D.M. : Il y a environ une centaine de membres, mais c’est un chiffre qui devrait croître. Je précise que je parle de propriétaires purs, sans intégrer les marchands de chevaux et les cavaliers qui font du commerce. Par contre, le Club représente les propriétaires de tous les pays du monde, qu’ils viennent des Etats-Unis, d’Asie ou d’Europe, même s’il y en a objectivement plus en Europe. Nous représentons également les propriétaires de chevaux engagés dans des CSI 2* aux CSI 5*, une diversité qui engendre des réalités de terrains différentes. Nous sommes conscients que nous devons faire évoluer les chevaux et permettre à des cavaliers d’émerger, mais cela ne peut pas se faire qu’avec de l’argent. Il est vraiment important de ne pas décourager les jeunes cavaliers dans leur objectif d’accession au haut niveau, cela représente un véritable enjeu.

GPR. : Cela ne vaut-il pas également pour les propriétaires ?  
D.M. : Si bien sûr, de la même manière, les propriétaires ne doivent pas se décourager. L’équilibre est possible, simplement c’est une voie délicate mais y parvenir est notre objectif.

GPR. : Cela ne pose-t-il pas de problème qu’un Français succède à un Français ? 
DM : Non je ne pense pas, j’ai été élu à l’unanimité après tout. Même si je suis Français, je ne me considère pas comme tel dans ma démarche et ma responsabilité. Mais je comprends les logiques des autres propriétaires venant d’autres pays.  


“Suivre de très près l'évolution du monde équestre”

GPR. : Le fait que Kevin Staut, lui aussi Français, vienne d’être élu à la tête du Club international des cavaliers (IJRC) peut-il faciliter les relations entre les deux organes ?
DM : Non je ne crois pas, il s’agit un hasard puisqu’il n’y a pas de coordination entre ces élections. Bien évidemment, le Club des propriétaires considère qu’il faut avoir une bonne relation avec la FEI afin de pouvoir avoir des discussions constructives. Il ne s’agit pas d’un rapport de force, mais d’une logique de collaboration. Bien évidemment, cela doit se faire en lien très étroit avec le Club des Cavaliers. Mais le fait que le président soit Français ou étranger ne change pas le débat, car de toute façon il y a des réunions régulières entre nous.
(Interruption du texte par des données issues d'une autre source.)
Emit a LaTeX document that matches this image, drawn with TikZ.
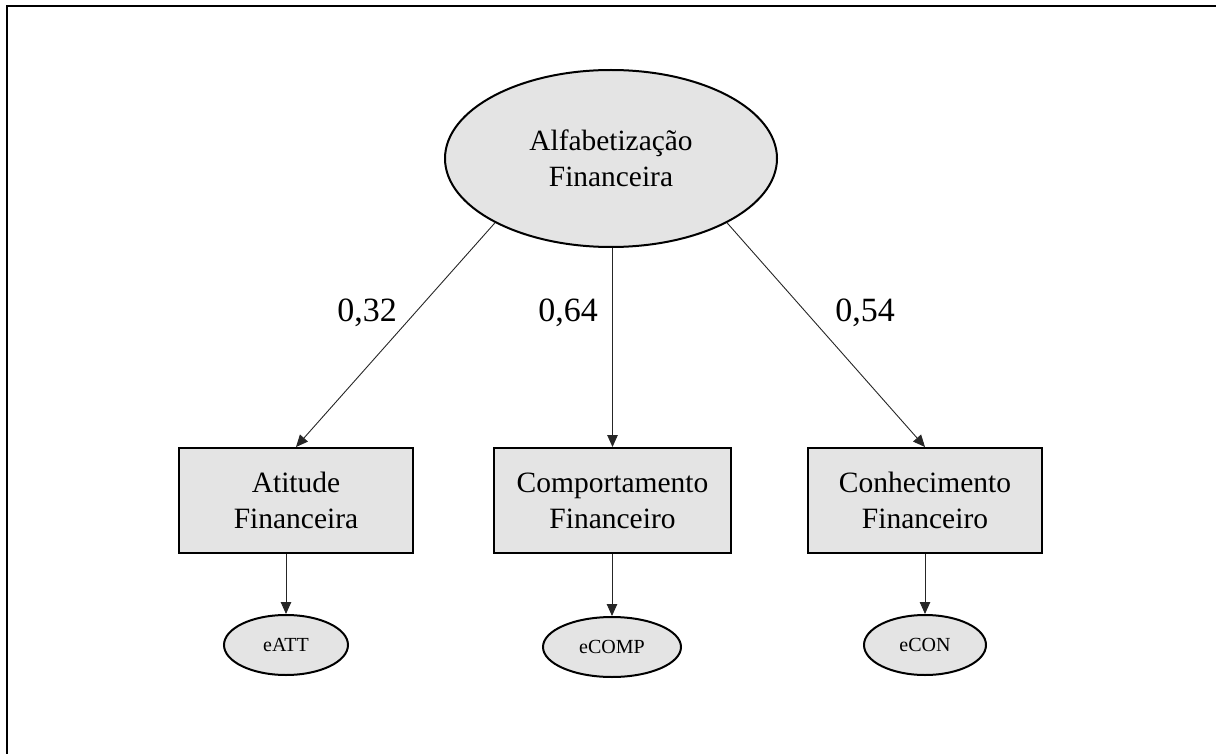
\documentclass[tikz,border=0pt]{standalone}
\usepackage{fontspec}
\setmainfont{Liberation Serif}
\usetikzlibrary{arrows.meta, positioning, shapes.geometric}
\definecolor{nodegray}{RGB}{228,228,228}

\begin{document}
\begin{tikzpicture}[x=1pt, y=-1pt,
    arrow/.style={-{Triangle[length=12pt, width=10.5pt]}, line width=0.9pt, draw=black!85},
    latent/.style={ellipse, draw, line width=2pt, fill=nodegray, inner sep=0pt, align=center,
                   font=\fontsize{29.4}{36}\selectfont},
    observed/.style={rectangle, draw, line width=2pt, fill=nodegray, inner sep=0pt,
                     minimum width=234pt, minimum height=105pt, align=center,
                     font=\fontsize{29.5}{36}\selectfont},
    errterm/.style={ellipse, draw, line width=2pt, fill=nodegray, inner sep=0pt,
                    minimum height=60pt, font=\fontsize{20}{24}\selectfont},
    weight/.style={font=\fontsize{34}{40}\selectfont}
]
    \useasboundingbox (0,0) rectangle (1216,754);

    % Frame (only top and left edges are visible)
    \draw[line width=2.6pt] (1216,6) -- (7,6) -- (7,754);

    % Latent construct
    \node[latent, minimum width=332pt, minimum height=177pt] (alfa) at (611,158.5) {Alfabetiza\c{c}\~ao\\Financeira};

    % Observed indicators
    \node[observed] (att) at (296,500.5) {Atitude\\Financeira};
    \node[observed, minimum width=237pt] (comp) at (612.5,500.5) {Comportamento\\Financeiro};
    \node[observed] (con) at (925,500.5) {Conhecimento\\Financeiro};

    % Error terms
    \node[errterm, minimum width=124pt] (eatt) at (286,645) {eATT};
    \node[errterm, minimum width=138pt] (ecomp) at (612,647) {eCOMP};
    \node[errterm, minimum width=122pt] (econ) at (925,645) {eCON};

    % Loadings
    \node[weight] (w_att) at (367,313) {0,32};
    \node[weight] (w_comp) at (568,313) {0,64};
    \node[weight] (w_con) at (865,313) {0,54};

    % Construct to indicators
    \draw[arrow] (alfa.209.4) -- (att.north);
    \draw[arrow] (alfa.south -| comp.north) -- (comp.north);
    \draw[arrow] (alfa.331.5) -- (con.north);

    % Indicators to error terms
    \draw[arrow] (att.south -| eatt.north) -- (eatt.north);
    \draw[arrow] (comp.south -| ecomp.north) -- (ecomp.north);
    \draw[arrow] (con.south -| econ.north) -- (econ.north);

\end{tikzpicture}
\end{document}
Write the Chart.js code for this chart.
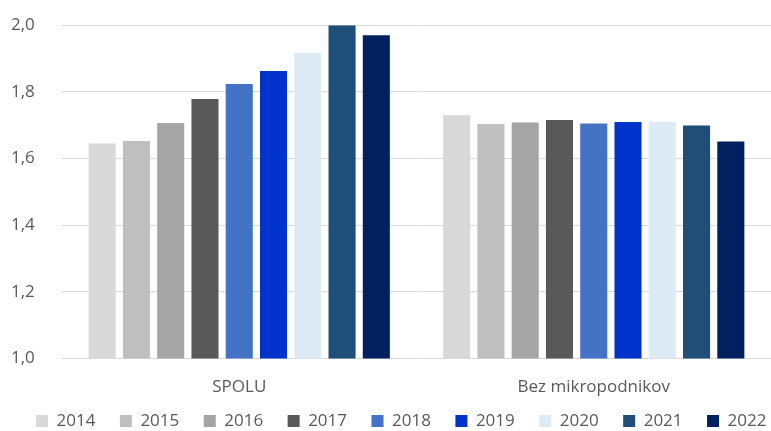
<!DOCTYPE html>
<html>
<head>
<meta charset="utf-8">
<script src="https://cdn.jsdelivr.net/npm/chart.js@4"></script>
<style>
  html, body { margin: 0; padding: 0; background: #fff; }
  #wrap { width: 771px; height: 431px; }
</style>
</head>
<body>
<div id="wrap"><canvas id="myChart" width="771" height="431"></canvas></div>
<script>
// categories and series
let categories = ["SPOLU", "Bez mikropodnikov"];
let years = ["2014", "2015", "2016", "2017", "2018", "2019", "2020", "2021", "2022"];
let spolu = [1.645, 1.653, 1.707, 1.779, 1.824, 1.863, 1.917, 2.0, 1.97];
let bezMikro = [1.730, 1.704, 1.708, 1.716, 1.705, 1.710, 1.710, 1.699, 1.651];
let yTicks = [1.0, 1.2, 1.4, 1.6, 1.8, 2.0];

let colors = ['#d9d9d9', '#bfbfbf', '#a5a5a5', '#595959', '#4472c4',
              '#0033cc', '#ddebf7', '#1f4e79', '#002060'];

let datasets = years.map(function (y, i) {
    return {
        label: y,
        data: [spolu[i], bezMikro[i]],
        backgroundColor: colors[i],
        borderWidth: 0,
        categoryPercentage: 0.87,
        barPercentage: 0.79
    };
});

const textColor = '#595959';
const fontFamily = '"Open Sans", "Noto Sans", sans-serif';
const fontSize = 17;

// legend: one row, small box in the layout, drawn on its own strip at the bottom
const legendTweak = {
    id: 'legendTweak',
    afterInit(chart) {
        const legend = chart.legend;
        const fit = legend.fit;
        const draw = legend.draw;
        legend.fit = function () {
            const mw = this.maxWidth;
            this.maxWidth = mw + 200;
            fit.call(this);
            this.maxWidth = mw;
            this.width = mw;
            this.height = 16;
        };
        legend.draw = function () {
            const saved = [this.left, this.right, this.top, this.bottom, this.width, this.height];
            const lblPad = this.options.labels.padding;
            this.left = 36 - lblPad;
            this.right = 900;
            this.top = 421 - lblPad - fontSize / 2;
            this.bottom = chart.height;
            this.width = this.right - this.left;
            this.height = this.bottom - this.top;
            draw.call(this);
            [this.left, this.right, this.top, this.bottom, this.width, this.height] = saved;
        };
    }
};

new Chart(document.getElementById('myChart'), {
    type: 'bar',
    data: { labels: categories, datasets: datasets },
    plugins: [legendTweak],
    options: {
        responsive: false,
        animation: false,
        layout: { padding: { top: 0, right: 0, left: 11, bottom: 0 } },
        plugins: {
            tooltip: { enabled: false },
            legend: {
                position: 'bottom',
                align: 'start',
                labels: {
                    color: textColor,
                    font: { family: fontFamily, size: fontSize },
                    boxWidth: 12,
                    boxHeight: 12,
                    padding: 24.5
                }
            }
        },
        scales: {
            x: {
                grid: { display: false, drawTicks: false },
                border: { display: false },
                ticks: { color: textColor, font: { family: fontFamily, size: fontSize }, padding: 18 }
            },
            y: {
                min: 1.0,
                max: 2.0,
                afterBuildTicks: function (axis) {
                    axis.ticks = yTicks.map(function (v) { return { value: v }; });
                },
                afterFit: function (scale) { scale.width = 51; },
                grid: { color: '#d9d9d9', lineWidth: 1, drawTicks: false },
                border: { display: false },
                ticks: {
                    color: textColor,
                    font: { family: fontFamily, size: fontSize },
                    padding: 15,
                    crossAlign: 'far',
                    callback: function (v) { return v.toFixed(1).replace('.', ','); }
                }
            }
        }
    }
});
</script>
</body>
</html>
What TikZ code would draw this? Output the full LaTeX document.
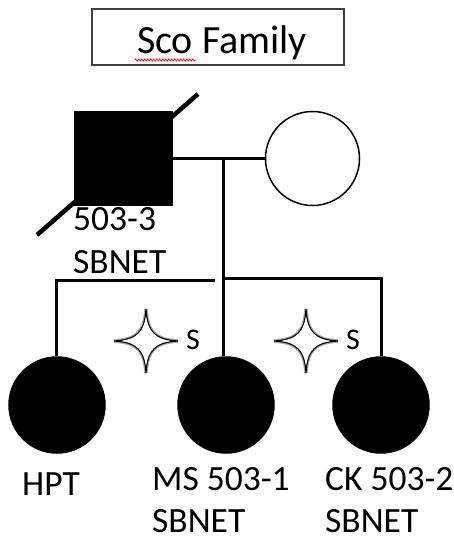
\documentclass[tikz,border=0pt]{standalone}
\usepackage{fontspec}
\setmainfont{Carlito}
\usetikzlibrary{decorations.pathmorphing}
\tikzset{
  lbl/.style={font=\fontsize{35.5}{40}\selectfont, inner sep=0pt, anchor=base west},
  line/.style={line width=3pt, black},
  person/.style={draw=black, line width=1.5pt, inner sep=0pt},
  starsty/.style={draw=black, line width=1.1pt, fill=white},
  starshadow/.style={draw=black!35, line width=3.5pt},
  slabel/.style={font=\fontsize{30}{34}\selectfont, inner sep=0pt, anchor=base},
}
\newcommand\mystar[2]{%
  \draw[#2,shift={#1}] (32,0) .. controls (9,-1.5) and (1.5,-9) .. (0,-32)
    .. controls (-1.5,-9) and (-9,-1.5) .. (-32,0)
    .. controls (-9,1.5) and (-1.5,9) .. (0,32)
    .. controls (1.5,9) and (9,1.5) .. cycle;}
\begin{document}
\begin{tikzpicture}[x=1pt,y=-1pt]
\useasboundingbox[fill=white] (0,0) rectangle (454,541);
% title
\node[draw=black!75, line width=1.6pt, minimum width=252pt, minimum height=56pt, inner sep=0pt] (title) at (218,37) {};
\node[font=\fontsize{40}{46}\selectfont, inner sep=0pt, anchor=base] (titletext) at (222,53) {Sco Family};
\draw[red, line width=0.6pt, decorate, decoration={zigzag, amplitude=1.2pt, segment length=3pt}] (135,60) -- (196,60);
% parents
\node[person, fill=black, minimum width=97pt, minimum height=93pt] (father) at (123.5,158.5) {};
\node[person, circle, fill=white, minimum size=94pt] (mother) at (312.5,158.5) {};
\draw[line width=4.5pt] (37,235) -- (198,94);
\draw[line] (father.east) -- (mother.west);
\coordinate (m) at (223.5,158.5);
% children
\node[person, circle, fill=black, minimum size=96pt] (c1) at (57,405) {};
\node[person, circle, fill=black, minimum size=96pt] (c2) at (226,405) {};
\node[person, circle, fill=black, minimum size=96pt] (c3) at (381,405) {};
\draw[line] (m) -- (m |- c2.north);
\coordinate (sl) at (56,280);
\coordinate (slend) at (215,280);
\coordinate (sr0) at (223.5,278.5);
\coordinate (sr) at (381,278.5);
\draw[line] (slend) -- (sl) -- (sl |- c1.north);
\draw[line] (sr0) -- (sr) -- (c3.north);
% labels
\node[lbl] (f1) at (73,230) {503-3};
\node[lbl] (f2) at (73,273) {SBNET};
\node[lbl] (l1) at (22,495) {HPT};
\node[lbl] (l2) at (152,490) {MS 503-1};
\node[lbl] (l3) at (152,532) {SBNET};
\node[lbl] (l4) at (325,490) {CK 503-2};
\node[lbl] (l5) at (325,532) {SBNET};
% stars
\mystar{(146,341)}{starshadow}
\mystar{(146,341)}{starsty}
\mystar{(306,341)}{starshadow}
\mystar{(306,341)}{starsty}
\node[slabel] (s1) at (193,349) {S};
\node[slabel] (s2) at (353,349) {S};
\end{tikzpicture}
\end{document}
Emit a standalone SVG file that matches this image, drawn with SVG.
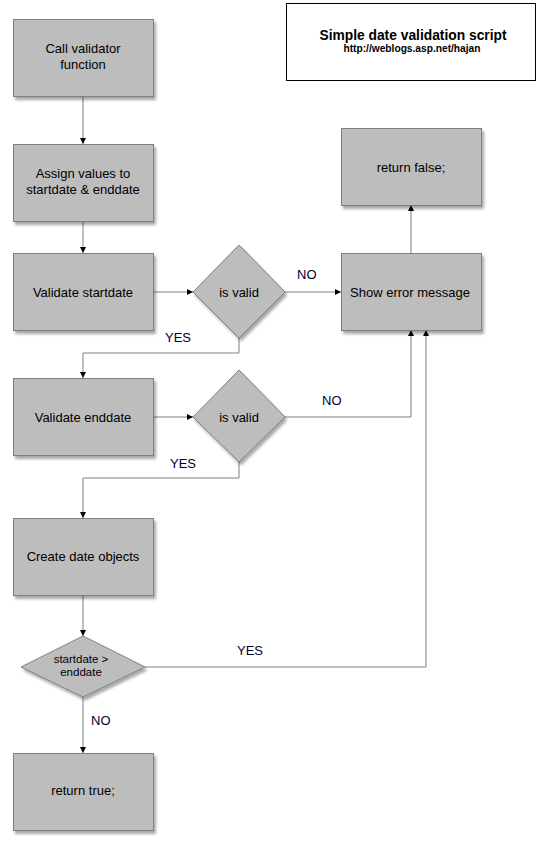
<svg xmlns="http://www.w3.org/2000/svg" width="553" height="852" viewBox="0 0 553 852">
<defs>
<filter id="sh" x="-10%" y="-10%" width="130%" height="130%">
<feGaussianBlur in="SourceAlpha" stdDeviation="1.5"/>
<feOffset dx="2" dy="3" result="b"/>
<feComponentTransfer><feFuncA type="linear" slope="0.35"/></feComponentTransfer>
<feMerge><feMergeNode/><feMergeNode in="SourceGraphic"/></feMerge>
</filter>
<marker id="ah" viewBox="0 0 10 10" refX="10" refY="5" markerWidth="6" markerHeight="6" orient="auto" markerUnits="userSpaceOnUse">
<path d="M0,0 L10,5 L0,10 z" fill="#000"/>
</marker>
</defs>
<style>
.box{fill:#bdbdbd;stroke:#7f7f7f;stroke-width:1;filter:url(#sh)}
.t{font-family:"Liberation Sans",Arial,sans-serif;font-size:13px;fill:#000;text-anchor:middle}
.s{font-size:11.5px}
.lbl{font-family:"Liberation Sans",Arial,sans-serif;font-size:13px;fill:#000033}
.c{fill:none;stroke:#808080;stroke-width:1}
.a{marker-end:url(#ah)}
</style>
<rect width="553" height="852" fill="#fff"/>
<g id="title">
<rect x="286.5" y="3.5" width="249" height="77" fill="#fff" stroke="#000" stroke-width="1"/>
<text x="413" y="40" class="t" style="font-weight:bold;font-size:13.8px">Simple date validation script</text>
<text x="412" y="52" class="t" style="font-weight:bold;font-size:10.2px">http://weblogs.asp.net/hajan</text>
</g>
<g id="connectors">
<path class="c a" d="M83,97 V144"/>
<path class="c a" d="M83,221 V253"/>
<path class="c a" d="M153,292 H193"/>
<path class="c a" d="M285,292 H341"/>
<path class="c a" d="M411,253 V205"/>
<path class="c a" d="M239,338 V353 H83 V378"/>
<path class="c a" d="M153,417 H193"/>
<path class="c a" d="M285,417 H411 V330"/>
<path class="c a" d="M239,462 V478 H83 V518"/>
<path class="c a" d="M83,595 V636"/>
<path class="c a" d="M145,667 H426 V330"/>
<path class="c a" d="M83,697 V753"/>
<text class="lbl" x="297" y="279">NO</text>
<text class="lbl" x="165" y="342">YES</text>
<text class="lbl" x="322" y="405">NO</text>
<text class="lbl" x="170" y="468">YES</text>
<text class="lbl" x="237" y="655">YES</text>
<text class="lbl" x="91" y="725">NO</text>
</g>
<g id="n1"><rect class="box" x="13.5" y="19.5" width="140" height="77"/><text class="t" x="83" y="53">Call validator</text><text class="t" x="83" y="69">function</text></g>
<g id="n2"><rect class="box" x="13.5" y="144.5" width="140" height="77"/><text class="t" x="83" y="178">Assign values to</text><text class="t" x="83" y="194">startdate &amp; enddate</text></g>
<g id="n3"><rect class="box" x="13.5" y="253.5" width="140" height="77"/><text class="t" x="83" y="297">Validate startdate</text></g>
<g id="d1"><polygon class="box" points="239,245 285,292 239,338 193,292"/><text class="t" x="239" y="297">is valid</text></g>
<g id="n4"><rect class="box" x="341.5" y="253.5" width="140" height="77"/><text class="t" x="410" y="297">Show error message</text></g>
<g id="n5"><rect class="box" x="341.5" y="128.5" width="140" height="77"/><text class="t" x="411" y="172">return false;</text></g>
<g id="n6"><rect class="box" x="13.5" y="378.5" width="140" height="77"/><text class="t" x="83" y="422">Validate enddate</text></g>
<g id="d2"><polygon class="box" points="239,370 285,417 239,462 193,417"/><text class="t" x="239" y="422">is valid</text></g>
<g id="n7"><rect class="box" x="13.5" y="518.5" width="140" height="77"/><text class="t" x="83" y="561">Create date objects</text></g>
<g id="d3"><polygon class="box" points="83,636 145,667 83,697 21,667"/><text class="t s" x="81" y="663">startdate &gt;</text><text class="t s" x="81" y="676">enddate</text></g>
<g id="n8"><rect class="box" x="13.5" y="753.5" width="140" height="77"/><text class="t" x="83" y="795">return true;</text></g>
</svg>
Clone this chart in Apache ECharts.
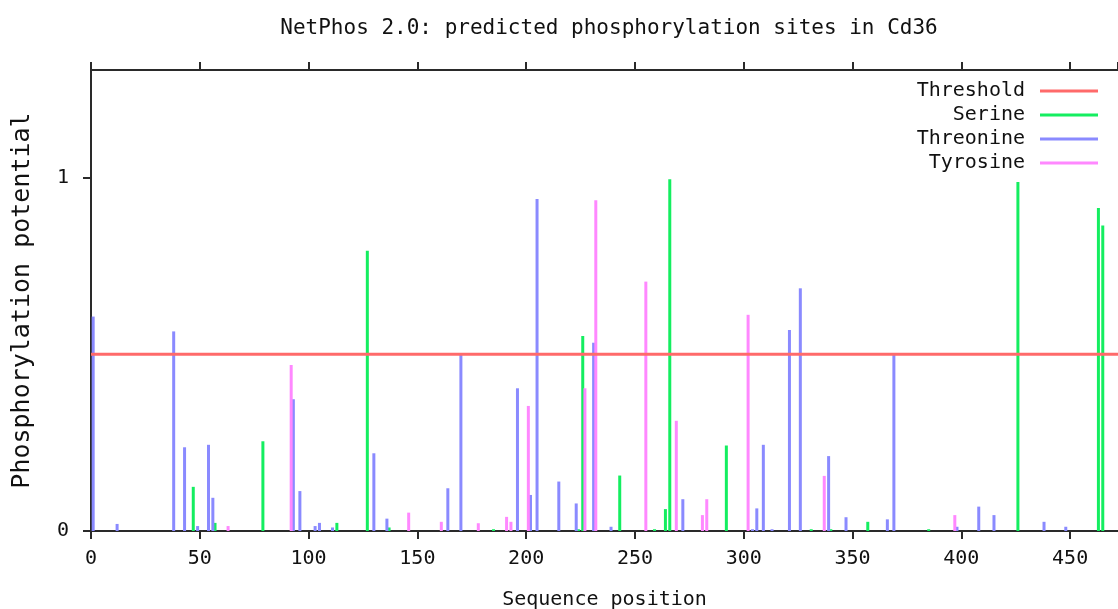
<!DOCTYPE html>
<html>
<head>
<meta charset="utf-8">
<script src="https://cdn.jsdelivr.net/npm/echarts@6/dist/echarts.min.js"></script>
<style>html,body{margin:0;padding:0;background:#fff;}#c{width:1118px;height:609px;}</style>
</head>
<body>
<div id="c"></div>
<script>
const titleText = 'NetPhos 2.0: predicted phosphorylation sites in Cd36';
const xName = 'Sequence position';
const yName = 'Phosphorylation potential';
const seriesNames = ['Threshold', 'Serine', 'Threonine', 'Tyrosine'];
const thresholdValue = 0.5;

const serine = [[47,0.125],[57,0.023],[79,0.254],[113,0.023],[127,0.793],[137,0.01],[185,0.005],[224,0.005],[226,0.552],[243,0.157],[259,0.005],[264,0.062],[266,0.996],[292,0.242],[331,0.005],[340,0.005],[357,0.026],[385,0.005],[426,0.988],[463,0.914],[465,0.865]];
const threonine = [[1,0.607],[12,0.02],[38,0.565],[43,0.237],[49,0.014],[54,0.244],[56,0.094],[93,0.373],[96,0.113],[103,0.014],[105,0.023],[111,0.01],[130,0.22],[136,0.035],[164,0.121],[170,0.501],[196,0.404],[202,0.102],[205,0.94],[215,0.14],[223,0.078],[231,0.533],[239,0.012],[272,0.09],[304,0.005],[306,0.064],[309,0.244],[313,0.005],[321,0.569],[326,0.687],[339,0.212],[347,0.039],[366,0.033],[369,0.5],[398,0.012],[408,0.069],[415,0.045],[438,0.026],[448,0.012]];
const tyrosine = [[63,0.014],[92,0.47],[146,0.052],[161,0.026],[178,0.022],[191,0.04],[193,0.026],[201,0.354],[227,0.404],[232,0.936],[255,0.706],[269,0.312],[281,0.045],[283,0.09],[302,0.612],[337,0.156],[397,0.045]];

const X_MIN = 0, X_MAX = 472, X_STEP = 50;
const Y_MIN = 0, Y_MAX = 1.305, Y_STEP = 1;

const FONT = '"DejaVu Sans Mono", "Liberation Mono", monospace';
const TEXT = '#111';
const colors = {Threshold:'#ff6a6a', Serine:'#14ee60', Threonine:'#8a8aff', Tyrosine:'#ff88ff'};

const chart = echarts.init(document.getElementById('c'), null, {renderer:'canvas'});

function barSeries(name, data){
  return {
    name: name, type: 'bar', data: data,
    xAxisIndex: 0, yAxisIndex: 0,
    barWidth: 3, barGap: '-100%',
    itemStyle: {color: colors[name]},
    emphasis: {disabled: true},
    z: 2
  };
}

const axisLineStyle = {color:'#2a2a2a', width:2};

chart.setOption({
  animation: false,
  backgroundColor: '#ffffff',
  title: {
    text: titleText,
    left: 604, top: 13, textAlign: 'center',
    textStyle: {fontFamily: FONT, fontSize: 21, fontWeight: 'normal', color: TEXT}
  },
  legend: {
    data: seriesNames,
    orient: 'vertical',
    right: 15, top: 74,
    align: 'right',
    itemWidth: 58, itemHeight: 3,
    itemGap: 0,
    icon: 'rect',
    selectedMode: false,
    textStyle: {
      fontFamily: FONT, fontSize: 20, color: TEXT, lineHeight: 24,
      rich: {a: {fontFamily: FONT, fontSize: 20, color: TEXT, padding:[0,10,0,0], lineHeight: 24}}
    },
    formatter: function(n){ return '{a|' + n + '}'; }
  },
  grid: {left: 91, right: 0, top: 70, bottom: 78, containLabel: false, outerBoundsMode: 'none'},
  xAxis: [{
    type: 'value', min: X_MIN, max: X_MAX, interval: X_STEP,
    position: 'bottom',
    name: xName, nameLocation: 'middle', nameGap: 59,
    nameTextStyle: {fontFamily: FONT, fontSize: 20, color: TEXT},
    axisLine: {show: true, lineStyle: axisLineStyle},
    axisTick: {show: true, inside: false, length: 8, lineStyle: axisLineStyle},
    axisLabel: {fontFamily: FONT, fontSize: 20, color: TEXT, margin: 18, showMaxLabel: false},
    splitLine: {show: false}
  },{
    type: 'value', min: X_MIN, max: X_MAX, interval: X_STEP,
    position: 'top',
    axisLine: {show: true, lineStyle: axisLineStyle},
    axisTick: {show: true, inside: false, length: 8, lineStyle: axisLineStyle},
    axisLabel: {show: false},
    splitLine: {show: false}
  }],
  yAxis: [{
    type: 'value', min: Y_MIN, max: Y_MAX, interval: Y_STEP,
    name: yName, nameLocation: 'middle', nameGap: 56, nameRotate: 90,
    nameTextStyle: {fontFamily: FONT, fontSize: 25, color: TEXT},
    axisLine: {show: true, onZero: false, lineStyle: axisLineStyle},
    axisTick: {show: true, inside: false, length: 8, lineStyle: axisLineStyle},
    axisLabel: {fontFamily: FONT, fontSize: 20, color: TEXT, margin: 22, showMaxLabel: false},
    splitLine: {show: false}
  }],
  series: [
    {
      name: 'Threshold', type: 'line',
      data: [[X_MIN, thresholdValue], [X_MAX, thresholdValue]],
      symbol: 'none', silent: true,
      lineStyle: {color: colors.Threshold, width: 3},
      itemStyle: {color: colors.Threshold},
      z: 5
    },
    barSeries('Serine', serine),
    barSeries('Threonine', threonine),
    barSeries('Tyrosine', tyrosine)
  ]
});
</script>
</body>
</html>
Nous sommes profondément d’accord sur beaucoup de points, mais pas sur tous. Le Club des propriétaires doit aussi communiquer avec les organisateurs parce qu’il y a aussi des sujets sur lesquels nous devons nous améliorer. Nous n’avons aucun moyen juridique d’imposer nos vues, nous ne pouvons donc le faire qu’avec de la conviction et des bons arguments. Un MoU (protocole d’entente) entre le Club et la FEI nous donne des possibilités de rencontres, et éventuellement une possibilité de participation en tant qu’auditeur aux réunions du comité de saut d’obstacles.

GPR. : Quels sont vos priorités et vos objectifs dans les mois qui viennent ? 
D.M. : La priorité du comité exécutif, c’est que notre voix soit entendue. Je ne dis pas que ce n’était pas le cas jusqu’alors, mais nous allons travailler sur notre capacité de communication. Cela passe par des discussions avec les différentes instances, et notamment avec la FEI, qui a une place fondamentale dans ce cadre. Ma seconde priorité, qui va de pair avec la première, c’est de suivre de très près l’évolution du monde équestre. Le monde de la compétition change extrêmement vite depuis quelques années et ce mouvement s’accélère. Il faut donc participer à cette recherche d’équilibre entre les CSIO, les CSI classiques, et les nouvelles séries. Certains souhaitent que le système d’invitation 60-20-20 (toutes les  explications sur ce système ICI) soit appliqué pour tous les concours, y compris pour les nouveaux circuits. Évidemment, y parvenir permettrait de régler tous les problèmes mais je ne suis pas sûr que cela se produise tout de suite. Attention toutefois, certains propriétaires peuvent avec une vision différente. Mais globalement, en tant que propriétaire, nous sommes tous d'accord pour dire que le bien-être des chevaux doit être sauvegardé car le sport devient pour eux de plus en plus difficile.

GPR. : Qu’en est-il du débat au sujet du classement mondial ? 
D.M. : Il y a un groupe de travail qui a été lancé et qui va regrouper les cavaliers et la FEI, ce qui est assez logique car ce sont les deux instances directement concernées. Nous avons demandé à la FEI un droit d’observation sur ces échanges mais il nous a été refusé. Dans une certaine mesure, cela a pourtant une incidence sur les chevaux. Là où nous avons une vision différente par rapport à certains cavaliers, c’est que nous aimerions que les Coupes des Nations soient mieux rémunérées. Aujourd’hui, les cavaliers ont moins de points pour le classement mondial lorsqu’ils gagnent un Grand Prix de CSIO que lorsqu’il gagne une épreuve de vitesse dans un concours très bien doté. Je trouve cela un peu dommage et je pense que les cavaliers vont se pencher sur cette question. La chose fondamentale reste tout de même le système d’invitation de 60-20-20. Dans certains sports, les ligues sont complètement séparées, et je trouverais cela un peu dommage si jamais cela arrivait.